Back in the mid-1990s when the original Sportage debuted, pretty much all SUVs had poor dynamic qualities and the little Kia was among the worst of the breed. Fast forward to the present day and it's a whole different ball-game. Crossovers like the Ford Escape have proven that it's possible to have decent handling and ride even in a taller vehicle.
Driving around the San Francisco bay area the Sportage proved to be fully up to the task of handling twisty roads. During a run down Skyline Blvd toward Half Moon Bay, the Sportage exhibited excellent body control with minimal roll and mild understeer at the limits of adhesion. The electrically assisted steering had no dead spots and was nicely weighted for the task at hand, neither too heavy or too light.
Some drivers might find the Sportage suspensions setup to be a bit on the stiff side but we found it to be just about right.

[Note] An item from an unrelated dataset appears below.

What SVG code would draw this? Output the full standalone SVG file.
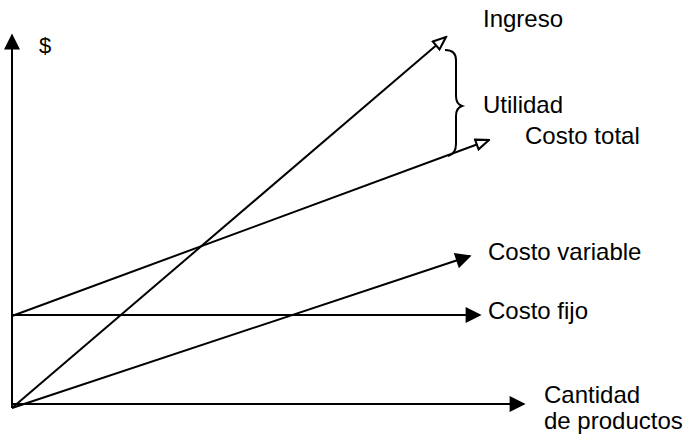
<svg xmlns="http://www.w3.org/2000/svg" width="688" height="438" viewBox="0 0 688 438">
<defs>
<style>
.ln{stroke:#000;stroke-width:2;fill:none}
.t{font-family:"Liberation Sans",Arial,sans-serif;font-size:24px;fill:#000}
</style>
<marker id="fb" viewBox="0 0 10 10" refX="9" refY="5" markerWidth="20" markerHeight="16" markerUnits="userSpaceOnUse" orient="auto"><path d="M0,0 L10,5 L0,10 z" fill="#000"/></marker>
<marker id="oa" viewBox="0 0 12 10" refX="11" refY="5" markerWidth="16" markerHeight="13" markerUnits="userSpaceOnUse" orient="auto"><path d="M1,1 L11,5 L1,9 z" fill="#fff" stroke="#000" stroke-width="1.6"/></marker>
</defs>
<g id="axes">
<line class="ln" x1="12" y1="408" x2="12" y2="35" marker-end="url(#fb)"/>
<line class="ln" x1="12" y1="404" x2="524" y2="404" marker-end="url(#fb)"/>
</g>
<g id="connectors">
<line class="ln" x1="12" y1="408" x2="446" y2="37" marker-end="url(#oa)"/>
<line class="ln" x1="12" y1="316" x2="489" y2="140" marker-end="url(#oa)"/>
<line class="ln" x1="12" y1="408" x2="470" y2="256" marker-end="url(#fb)"/>
<line class="ln" x1="12" y1="315" x2="480" y2="315" marker-end="url(#fb)"/>
<path class="ln" d="M445,50 Q456,50 456,60 L456,96 Q456,104 462,106 Q456,108 456,116 L456,144 Q456,154 448,156" stroke-width="1.8"/>
</g>
<g id="labels">
<text class="t" x="39" y="53" style="font-size:22px">$</text>
<text class="t" x="483" y="27">Ingreso</text>
<text class="t" x="483" y="113">Utilidad</text>
<text class="t" x="525" y="144">Costo total</text>
<text class="t" x="488" y="260">Costo variable</text>
<text class="t" x="488" y="319">Costo fijo</text>
<text class="t" x="544" y="403">Cantidad</text>
<text class="t" x="544" y="429">de productos</text>
</g>
</svg>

The damping was just right to keep the Sportage from feeling floaty over bumps and springs absorbed most of the bumps. Our biggest complaint would be that a bit more road noise was transmitted into the passenger compartment than we my hope for.
Most drivers will likely find the current 2.4-liter engine perfectly adequate and the Sportage had no problem climbing hills or merging onto freeways. Based on the EPA ratings of 22 mpg city and 31 mpg highway, the Sportage should prove to be fairly thrifty with fuel as well as being reasonably affordable to buy. The base manual transmission model runs $18,990 delivered while an EX with every available option will top out at about $29,000. The 2011 Sportage should be arriving at dealers in August.